The sumac is the wine-colored spice near the top right hand corner. Photo by David Lansing.

There was one place I wanted to go to near the Grand Bazaar and that’s the Spice Bazaar. Originally built as an extension of the New Mosque complex back in the early 17th century, the revenue from this cavernous market once helped maintain the mosques philanthropic institutions.

Stalls in the bazaar showcase a plethora of spices, herbs, and teas in the most beautiful manner—sometimes in pyramids, other times in colorful mounds. There are also sweet shops here with wonderful dried fruits (apricots!) and dozens of different types of Turkish Delight (lokum), made with chopped dates, pistachios, hazelnuts, walnuts, almonds, coconut, lemon, apricots, mandarins, honey, rosewater, even chocolate.
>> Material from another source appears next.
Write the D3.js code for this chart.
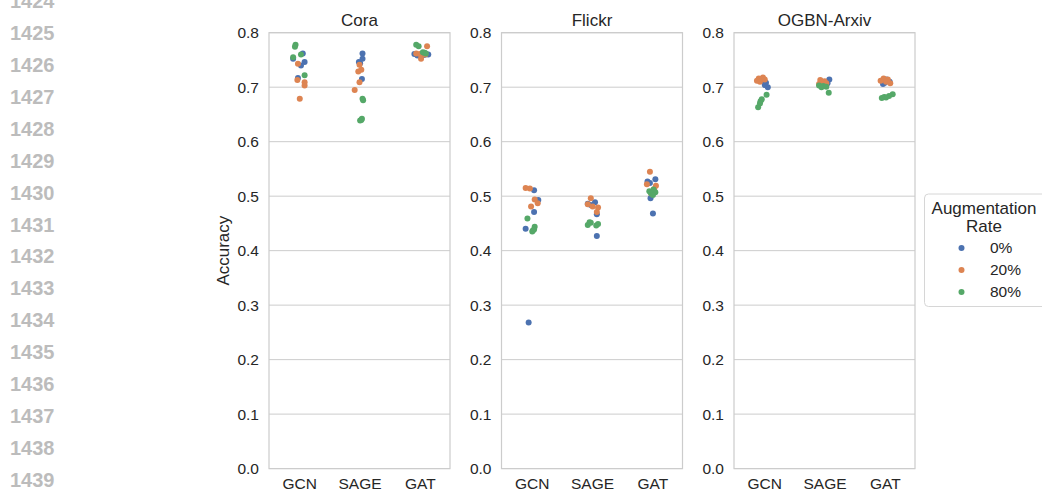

But I wasn’t interested in Turkish Delight. What I was looking for was sumac, a spice I’d noticed in several of the chopped tomato salads we’d had in various restaurants. It adds a lovely lemony taste to not only salads but also to a meze dish like humus or lahmacun, the Turkish pizza.

You don’t see sumac at your traditional grocery store back home. Maybe because most people, like me, have always thought of sumac as being poisonous. Which it is. Or at least, some sumac plants are poisonous (like poison ivy and poison oak, sumac is a member of the Rhus genus; the poison sumac has white fruit instead of the deep red orbs found on the sumac ground for spice in Turkey).

Anyway, I found my sumac and bought a small bag of it, along with some apple tea to take back home.